PAGB intercompany formal advertising complaint – summary report 19.07.2023

On 25 May 2023, having first attempted inter-company dialogue, Haleon raised formal concerns with PAGB regarding the claim “Pay less* for all-day** topical pain relief” (*Compared to the alternative branded diclofenac gel’s usual price online at Boots, Asda and Morrisons), seen in Motusol Max 2.32% w/w Gel in consumer advertising.

The complaint asserted that the claim was misleading because it implied Motusol Max 2.32% w/w Gel was equivalent to Voltarol Max Strength Pain Relief 2.32% Gel in all respects other than price. It noted that while the active pharmaceutical ingredient is the same for the products, the delivery would differ due to the excipients and highlighted differences in the relevant product SmPCs. Haleon asserted that in light of the differences between products, it is not possible to accurately make a direct price comparison claim. As such the comparative claim made is likely to mislead consumers.

The PAGB reported noted that the claim compared the price of Motusol Max 2.32% w/w Gel to “alternative branded diclofenac gels”. At the time of assessment, the only alternative diclofenac gel available with equivalent strength was Voltarol Max Strength Pain Relief 2.32% Gel, so we considered it reasonable to consider this a direct price comparison between the two products.

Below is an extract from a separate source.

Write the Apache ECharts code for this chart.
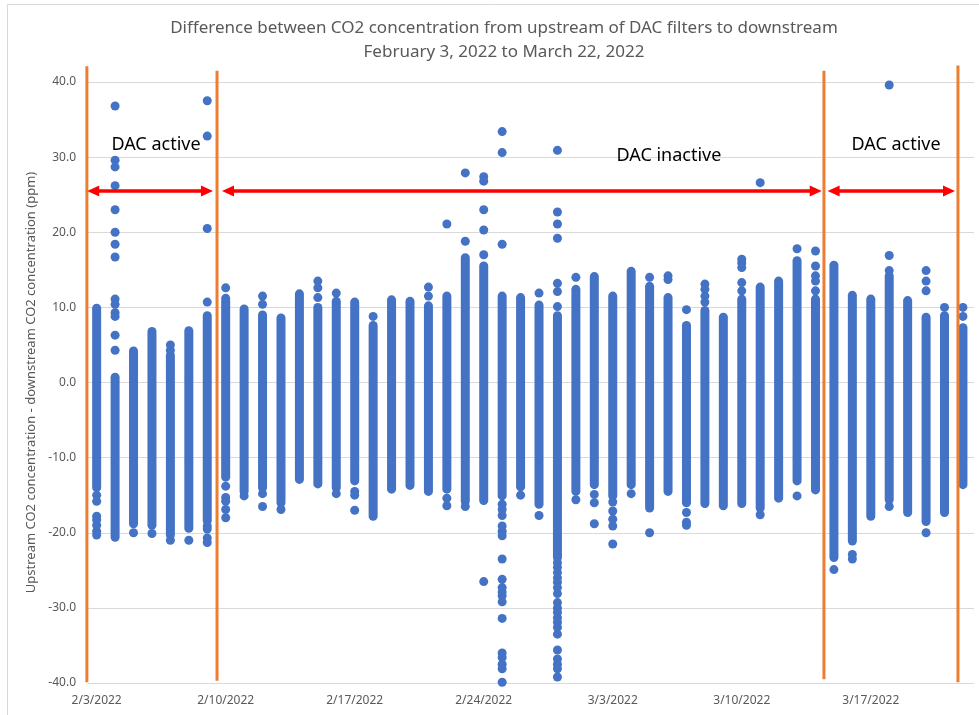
<!DOCTYPE html>
<html>
<head>
<meta charset="utf-8">
<script src="https://cdn.jsdelivr.net/npm/echarts@6.0.0/dist/echarts.min.js"></script>
<style>
  html, body { margin: 0; padding: 0; background: #fff; }
  #co2-chart { width: 979px; height: 715px; }
</style>
</head>
<body>
<div id="co2-chart"></div>
<script>
// one column of readings per day, index 0 = 2/3/2022
var days = [
  '2/3/2022', '2/4/2022', '2/5/2022', '2/6/2022', '2/7/2022', '2/8/2022', '2/9/2022',
  '2/10/2022', '2/11/2022', '2/12/2022', '2/13/2022', '2/14/2022', '2/15/2022', '2/16/2022',
  '2/17/2022', '2/18/2022', '2/19/2022', '2/20/2022', '2/21/2022', '2/22/2022', '2/23/2022',
  '2/24/2022', '2/25/2022', '2/26/2022', '2/27/2022', '2/28/2022', '3/1/2022', '3/2/2022',
  '3/3/2022', '3/4/2022', '3/5/2022', '3/6/2022', '3/7/2022', '3/8/2022', '3/9/2022',
  '3/10/2022', '3/11/2022', '3/12/2022', '3/13/2022', '3/14/2022', '3/15/2022', '3/16/2022',
  '3/17/2022', '3/18/2022', '3/19/2022', '3/20/2022', '3/21/2022', '3/22/2022'
];

// dense part of each day's column (top / bottom of the solid band of dots)
var bandHigh = [
  9.9, 0.7, 4.2, 6.8, 3.6, 6.9, 8.9,
  10.8, 9.8, 9.0, 8.6, 11.8, 10.0, 10.8,
  10.7, 7.6, 11.0, 10.8, 10.2, 11.5, 16.6,
  15.5, 11.5, 11.3, 10.3, 8.9, 12.4, 14.1,
  11.5, 14.8, 12.8, 11.3, 7.6, 9.6, 8.7,
  11.1, 12.7, 13.5, 16.2, 11.1, 15.6, 11.6,
  11.1, 14.2, 10.9, 8.7, 8.9, 7.3
];
var bandLow = [
  -14.0, -20.6, -18.8, -19.0, -20.3, -19.4, -18.4,
  -12.6, -14.5, -14.0, -16.0, -12.9, -13.5, -14.0,
  -13.1, -17.8, -14.2, -13.7, -14.5, -14.2, -15.8,
  -15.7, -15.1, -13.9, -16.2, -23.3, -14.5, -13.6,
  -15.1, -13.6, -16.7, -14.5, -16.0, -16.1, -16.4,
  -16.1, -16.7, -15.4, -13.1, -14.3, -23.3, -21.1,
  -17.8, -15.6, -17.3, -18.5, -17.3, -13.6
];

// single readings standing apart from the band, per day
var outliers = [
  [-15.0, -15.8, -17.8, -18.3, -19.0, -19.8, -20.3],
  [36.8, 29.6, 28.7, 26.2, 23.0, 20.0, 18.4, 16.7, 11.1, 10.4, 9.3, 8.8, 6.3, 4.3],
  [-20.0],
  [-20.1],
  [5.0, 4.3, -21.0],
  [-21.0],
  [37.5, 32.8, 20.5, 10.7, -19.1, -19.5, -20.7, -21.3],
  [12.6, 11.2, -13.8, -15.3, -15.8, -16.9, -18.0],
  [-15.1],
  [11.5, 10.4, -14.8, -16.5],
  [-16.9],
  [],
  [13.5, 12.6, 11.3],
  [11.9, -14.8],
  [-14.5, -15.0, -17.0],
  [8.8],
  [],
  [],
  [12.7, 11.5],
  [21.1, -15.4, -16.4],
  [27.9, 18.8, -16.5],
  [27.4, 26.8, 23.0, 20.3, 17.0, -26.5],
  [33.4, 30.6, 18.4, -16.2, -16.9, -17.7, -19.1, -19.8, -20.4, -23.5, -26.2, -27.3, -27.9,
   -28.4, -29.2, -31.4, -36.0, -36.6, -37.5, -38.1, -39.9],
  [-15.0],
  [11.9, -17.7],
  [30.9, 22.7, 21.1, 19.2, 13.2, 12.1, 10.1, -24.0, -24.6, -25.3, -26.0, -26.6, -27.3, -28.1,
   -29.3, -30.0, -30.6, -31.3, -31.9, -32.6, -33.5, -35.6, -36.8, -37.5, -38.1, -39.2],
  [14.0, -15.6],
  [-14.9, -16.0, -18.8],
  [-15.9, -17.1, -18.2, -19.1, -21.5],
  [-14.8],
  [14.0, -20.0],
  [14.2, 13.7],
  [9.7, -17.3, -18.6, -19.0],
  [13.1, 12.4, 11.5, 10.7],
  [],
  [16.4, 15.9, 15.3, 13.3, 12.2],
  [26.6, -17.6],
  [],
  [17.8, -15.1],
  [17.5, 15.5, 14.2, 13.5, 12.2],
  [-24.9],
  [-22.9, -23.5],
  [],
  [39.6, 16.9, 14.9, -16.5],
  [],
  [14.9, 13.5, 12.2, -20.0],
  [10.0],
  [10.0, 8.8]
];

var tickDays = [0, 7, 14, 21, 28, 35, 42];

// annotations, in axis units (day index, ppm)
var phaseLines = [[-0.53, 42.1, -39.9], [6.53, 41.5, -39.7], [39.46, 41.5, -39.5], [46.73, 42.2, -39.9]];
var phaseArrows = [[-0.51, 6.31, 25.5], [6.8, 39.34, 25.5], [39.66, 46.57, 25.5]];
var phaseLabels = ['DAC active', 'DAC inactive', 'DAC active'];
var phaseLabelPos = [[3.22, 31.6], [31.05, 30.1], [43.37, 31.6]];

var BLUE = '#4472C4';
var DOT = 9;
var FONT = 'Noto Sans';

var bandData = days.map(function (d, i) { return [i, bandLow[i], bandHigh[i]]; });
var outlierData = [];
outliers.forEach(function (vals, i) {
  vals.forEach(function (v) { outlierData.push([i, v]); });
});

var chart = echarts.init(document.getElementById('co2-chart'));

var option = {
  animation: false,
  backgroundColor: '#fff',
  textStyle: { fontFamily: FONT },
  title: {
    text: 'Difference between CO2 concentration from upstream of DAC filters to downstream\nFebruary 3, 2022 to March 22, 2022',
    left: 499,
    textAlign: 'center',
    top: 11,
    textStyle: { fontFamily: FONT, fontSize: 17, fontWeight: 'normal', color: '#595959', lineHeight: 24 }
  },
  graphic: [{
    type: 'rect',
    shape: { x: 7.5, y: 4.5, width: 990, height: 730 },
    style: { fill: null, stroke: '#D9D9D9', lineWidth: 1 },
    silent: true
  }],
  grid: { left: 88, right: 5, top: 82, bottom: 32 },
  xAxis: {
    type: 'value',
    min: -0.47,
    max: 47.6,
    splitLine: { show: false },
    axisTick: { show: false },
    axisLine: { show: false },
    axisLabel: {
      customValues: tickDays,
      formatter: function (v) { return days[Math.round(v)] || ''; },
      color: '#595959',
      fontSize: 12,
      margin: 12
    }
  },
  yAxis: {
    type: 'value',
    min: -40,
    max: 40,
    interval: 10,
    name: 'Upstream CO2 concentration - downstream CO2 concentration (ppm)',
    nameLocation: 'middle',
    nameGap: 46,
    nameTextStyle: { fontFamily: FONT, fontSize: 13, color: '#595959' },
    axisLine: { show: false },
    axisTick: { show: false },
    splitLine: { lineStyle: { color: '#D9D9D9', width: 1 } },
    axisLabel: {
      color: '#595959',
      fontSize: 12,
      margin: 12,
      formatter: function (v) { return v.toFixed(1); }
    }
  },
  series: [
    {
      name: 'band',
      type: 'custom',
      data: bandData,
      encode: { x: 0, y: [1, 2] },
      renderItem: function (params, api) {
        var top = api.coord([api.value(0), api.value(2)]);
        var bot = api.coord([api.value(0), api.value(1)]);
        var r = DOT / 2;
        return {
          type: 'rect',
          shape: { x: top[0] - r, y: top[1] - r, width: DOT, height: bot[1] - top[1] + DOT, r: r },
          style: { fill: BLUE }
        };
      },
      z: 2
    },
    {
      name: 'readings',
      type: 'scatter',
      data: outlierData,
      symbolSize: DOT,
      itemStyle: { color: BLUE, opacity: 1 },
      z: 3
    },
    {
      name: 'phase lines',
      type: 'custom',
      data: phaseLines,
      encode: { x: 0, y: [1, 2] },
      clip: false,
      renderItem: function (params, api) {
        var a = api.coord([api.value(0), api.value(1)]);
        var b = api.coord([api.value(0), api.value(2)]);
        return {
          type: 'line',
          shape: { x1: a[0], y1: a[1], x2: b[0], y2: b[1] },
          style: { stroke: '#ED7D31', lineWidth: 3 }
        };
      },
      z: 4
    },
    {
      name: 'phase arrows',
      type: 'custom',
      data: phaseArrows,
      encode: { x: [0, 1], y: 2 },
      clip: false,
      renderItem: function (params, api) {
        var a = api.coord([api.value(0), api.value(2)]);
        var b = api.coord([api.value(1), api.value(2)]);
        var head = 12, half = 5.5;
        return {
          type: 'group',
          children: [
            {
              type: 'line',
              shape: { x1: a[0] + head - 1, y1: a[1], x2: b[0] - head + 1, y2: b[1] },
              style: { stroke: '#FF0000', lineWidth: 3.5 }
            },
            {
              type: 'polygon',
              shape: { points: [[a[0], a[1]], [a[0] + head, a[1] - half], [a[0] + head, a[1] + half]] },
              style: { fill: '#FF0000' }
            },
            {
              type: 'polygon',
              shape: { points: [[b[0], b[1]], [b[0] - head, b[1] - half], [b[0] - head, b[1] + half]] },
              style: { fill: '#FF0000' }
            }
          ]
        };
      },
      z: 5
    },
    {
      name: 'phase labels',
      type: 'custom',
      data: phaseLabelPos,
      encode: { x: 0, y: 1 },
      clip: false,
      renderItem: function (params, api) {
        var p = api.coord([api.value(0), api.value(1)]);
        return {
          type: 'text',
          x: p[0],
          y: p[1],
          style: {
            text: phaseLabels[params.dataIndex],
            fill: '#000',
            font: '18px "Noto Sans"',
            align: 'center',
            verticalAlign: 'middle'
          }
        };
      },
      z: 6
    }
  ]
};

chart.setOption(option);
</script>
</body>
</html>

When reviewing this complaint PAGB considered both the PAGB Consumer Code for Medicines and the UK Code of Non-broadcast Advertising and Direct & Promotional Marketing (CAP Code), which provides more detailed rules regarding comparative advertising. The latter states that for a comparison to be considered acceptable it must compare products meeting the same need or intended for the same purpose (rule 3.34). Products do not need to be identical for a comparison to be considered valid.

We noted that the comparison referred to “topical pain relief” and both products are indicated for local symptomatic relief/treatment of pain. From a consumer perspective, we considered that the indications, effects and mode of action are sufficiently similar to consider the products as meeting the same need and that a comparison between the two products on this basis is fair.

On balance, we considered that the comparison was fair and unlikely to mislead consumers.